_Problem description_
Quote every line from the top of the listing down to and including the line that contains "const xTicks = [1, 2, 3, 4, 5];".

_Data lines_
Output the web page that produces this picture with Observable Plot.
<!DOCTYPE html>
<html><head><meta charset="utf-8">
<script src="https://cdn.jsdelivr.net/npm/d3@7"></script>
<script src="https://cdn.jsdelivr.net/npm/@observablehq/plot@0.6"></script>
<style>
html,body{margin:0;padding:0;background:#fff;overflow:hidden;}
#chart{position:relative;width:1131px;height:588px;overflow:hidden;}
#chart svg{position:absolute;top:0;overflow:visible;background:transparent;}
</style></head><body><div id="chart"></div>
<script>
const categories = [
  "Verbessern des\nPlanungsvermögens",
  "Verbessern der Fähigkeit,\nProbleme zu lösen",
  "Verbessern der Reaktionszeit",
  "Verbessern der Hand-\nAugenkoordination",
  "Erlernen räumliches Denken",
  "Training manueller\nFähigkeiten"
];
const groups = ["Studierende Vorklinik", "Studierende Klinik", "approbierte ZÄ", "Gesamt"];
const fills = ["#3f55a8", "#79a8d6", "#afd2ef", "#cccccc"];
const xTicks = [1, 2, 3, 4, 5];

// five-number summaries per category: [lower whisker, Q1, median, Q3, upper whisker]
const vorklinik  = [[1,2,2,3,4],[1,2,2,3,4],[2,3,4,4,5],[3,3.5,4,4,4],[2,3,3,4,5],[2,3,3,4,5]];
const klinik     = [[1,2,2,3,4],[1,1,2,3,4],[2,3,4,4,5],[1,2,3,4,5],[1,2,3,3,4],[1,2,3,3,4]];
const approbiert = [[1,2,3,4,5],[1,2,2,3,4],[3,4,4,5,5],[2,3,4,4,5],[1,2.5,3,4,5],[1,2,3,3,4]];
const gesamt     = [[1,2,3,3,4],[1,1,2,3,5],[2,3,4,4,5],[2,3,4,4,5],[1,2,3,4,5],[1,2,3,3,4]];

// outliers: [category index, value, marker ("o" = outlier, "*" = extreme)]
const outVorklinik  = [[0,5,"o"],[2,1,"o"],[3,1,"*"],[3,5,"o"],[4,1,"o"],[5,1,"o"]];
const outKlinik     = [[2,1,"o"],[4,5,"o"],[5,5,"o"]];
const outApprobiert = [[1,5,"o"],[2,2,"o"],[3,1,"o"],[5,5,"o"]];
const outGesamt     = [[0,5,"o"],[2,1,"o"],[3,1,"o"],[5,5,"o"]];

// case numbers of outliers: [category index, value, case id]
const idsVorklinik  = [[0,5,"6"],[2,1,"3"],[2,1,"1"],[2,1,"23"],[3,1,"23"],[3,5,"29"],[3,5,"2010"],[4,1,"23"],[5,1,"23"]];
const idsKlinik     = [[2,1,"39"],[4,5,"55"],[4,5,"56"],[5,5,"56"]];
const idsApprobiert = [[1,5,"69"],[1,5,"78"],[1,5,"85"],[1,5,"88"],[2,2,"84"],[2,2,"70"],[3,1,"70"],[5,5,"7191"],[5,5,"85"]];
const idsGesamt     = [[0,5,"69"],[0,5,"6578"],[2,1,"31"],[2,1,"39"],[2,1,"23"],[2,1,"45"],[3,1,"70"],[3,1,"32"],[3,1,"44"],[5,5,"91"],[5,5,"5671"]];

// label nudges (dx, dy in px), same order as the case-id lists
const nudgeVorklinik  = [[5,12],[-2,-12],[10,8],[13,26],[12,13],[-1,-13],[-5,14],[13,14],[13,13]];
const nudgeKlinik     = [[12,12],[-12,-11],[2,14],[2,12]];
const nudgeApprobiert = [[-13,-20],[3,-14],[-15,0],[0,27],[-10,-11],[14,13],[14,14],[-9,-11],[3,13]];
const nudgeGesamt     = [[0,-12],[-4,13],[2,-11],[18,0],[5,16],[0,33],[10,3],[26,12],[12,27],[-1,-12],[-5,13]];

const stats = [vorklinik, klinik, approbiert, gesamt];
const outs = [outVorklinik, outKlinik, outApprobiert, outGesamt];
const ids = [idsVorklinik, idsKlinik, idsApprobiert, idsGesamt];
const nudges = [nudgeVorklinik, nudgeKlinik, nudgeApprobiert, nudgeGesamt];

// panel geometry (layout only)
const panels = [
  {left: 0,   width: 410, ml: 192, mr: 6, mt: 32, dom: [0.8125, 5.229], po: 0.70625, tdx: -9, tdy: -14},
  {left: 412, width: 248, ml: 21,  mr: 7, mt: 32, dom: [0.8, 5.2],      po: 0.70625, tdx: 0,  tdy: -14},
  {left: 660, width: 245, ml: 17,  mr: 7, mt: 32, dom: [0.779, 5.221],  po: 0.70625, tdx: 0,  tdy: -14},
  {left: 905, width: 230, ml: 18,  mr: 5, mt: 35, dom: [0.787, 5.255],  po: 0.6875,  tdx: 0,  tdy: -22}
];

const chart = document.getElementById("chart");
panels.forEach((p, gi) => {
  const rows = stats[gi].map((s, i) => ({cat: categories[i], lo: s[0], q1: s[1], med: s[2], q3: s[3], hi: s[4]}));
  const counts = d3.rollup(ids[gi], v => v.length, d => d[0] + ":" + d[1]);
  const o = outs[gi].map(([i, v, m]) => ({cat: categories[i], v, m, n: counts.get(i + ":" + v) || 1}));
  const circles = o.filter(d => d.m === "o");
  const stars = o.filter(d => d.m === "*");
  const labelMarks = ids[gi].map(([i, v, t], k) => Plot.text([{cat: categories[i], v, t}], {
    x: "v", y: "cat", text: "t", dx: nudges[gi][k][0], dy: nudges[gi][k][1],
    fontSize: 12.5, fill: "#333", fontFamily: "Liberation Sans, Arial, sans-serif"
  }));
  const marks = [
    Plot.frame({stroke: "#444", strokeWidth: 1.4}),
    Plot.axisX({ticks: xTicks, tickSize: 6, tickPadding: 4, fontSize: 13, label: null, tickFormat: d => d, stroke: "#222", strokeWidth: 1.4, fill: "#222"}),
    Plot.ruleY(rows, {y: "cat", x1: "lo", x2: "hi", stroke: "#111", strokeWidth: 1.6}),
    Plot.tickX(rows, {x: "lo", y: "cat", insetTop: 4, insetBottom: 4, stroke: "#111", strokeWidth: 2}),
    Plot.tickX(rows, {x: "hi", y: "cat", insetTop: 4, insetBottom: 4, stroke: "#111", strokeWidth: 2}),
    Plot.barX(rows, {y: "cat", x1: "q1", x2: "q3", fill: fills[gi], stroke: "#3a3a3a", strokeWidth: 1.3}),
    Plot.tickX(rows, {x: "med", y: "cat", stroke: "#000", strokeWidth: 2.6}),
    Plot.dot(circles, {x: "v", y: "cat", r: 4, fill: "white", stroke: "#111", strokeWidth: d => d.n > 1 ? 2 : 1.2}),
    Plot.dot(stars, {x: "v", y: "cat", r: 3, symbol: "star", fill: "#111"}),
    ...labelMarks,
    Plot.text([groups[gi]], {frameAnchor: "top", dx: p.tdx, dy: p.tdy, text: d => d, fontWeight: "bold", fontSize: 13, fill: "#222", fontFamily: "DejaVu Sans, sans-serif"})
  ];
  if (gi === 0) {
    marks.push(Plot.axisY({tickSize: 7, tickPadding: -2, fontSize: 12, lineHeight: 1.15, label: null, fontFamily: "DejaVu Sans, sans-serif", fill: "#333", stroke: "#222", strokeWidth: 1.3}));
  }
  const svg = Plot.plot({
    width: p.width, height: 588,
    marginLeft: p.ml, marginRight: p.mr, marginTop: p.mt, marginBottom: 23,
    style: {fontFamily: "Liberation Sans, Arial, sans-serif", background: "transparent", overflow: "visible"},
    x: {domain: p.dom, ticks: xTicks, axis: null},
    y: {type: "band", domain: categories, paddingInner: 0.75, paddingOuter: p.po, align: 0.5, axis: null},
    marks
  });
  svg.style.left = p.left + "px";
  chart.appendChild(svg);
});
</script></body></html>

_Reply to the exercise_
Output the web page that produces this picture with Observable Plot.
<!DOCTYPE html>
<html><head><meta charset="utf-8">
<script src="https://cdn.jsdelivr.net/npm/d3@7"></script>
<script src="https://cdn.jsdelivr.net/npm/@observablehq/plot@0.6"></script>
<style>
html,body{margin:0;padding:0;background:#fff;overflow:hidden;}
#chart{position:relative;width:1131px;height:588px;overflow:hidden;}
#chart svg{position:absolute;top:0;overflow:visible;background:transparent;}
</style></head><body><div id="chart"></div>
<script>
const categories = [
  "Verbessern des\nPlanungsvermögens",
  "Verbessern der Fähigkeit,\nProbleme zu lösen",
  "Verbessern der Reaktionszeit",
  "Verbessern der Hand-\nAugenkoordination",
  "Erlernen räumliches Denken",
  "Training manueller\nFähigkeiten"
];
const groups = ["Studierende Vorklinik", "Studierende Klinik", "approbierte ZÄ", "Gesamt"];
const fills = ["#3f55a8", "#79a8d6", "#afd2ef", "#cccccc"];
const xTicks = [1, 2, 3, 4, 5];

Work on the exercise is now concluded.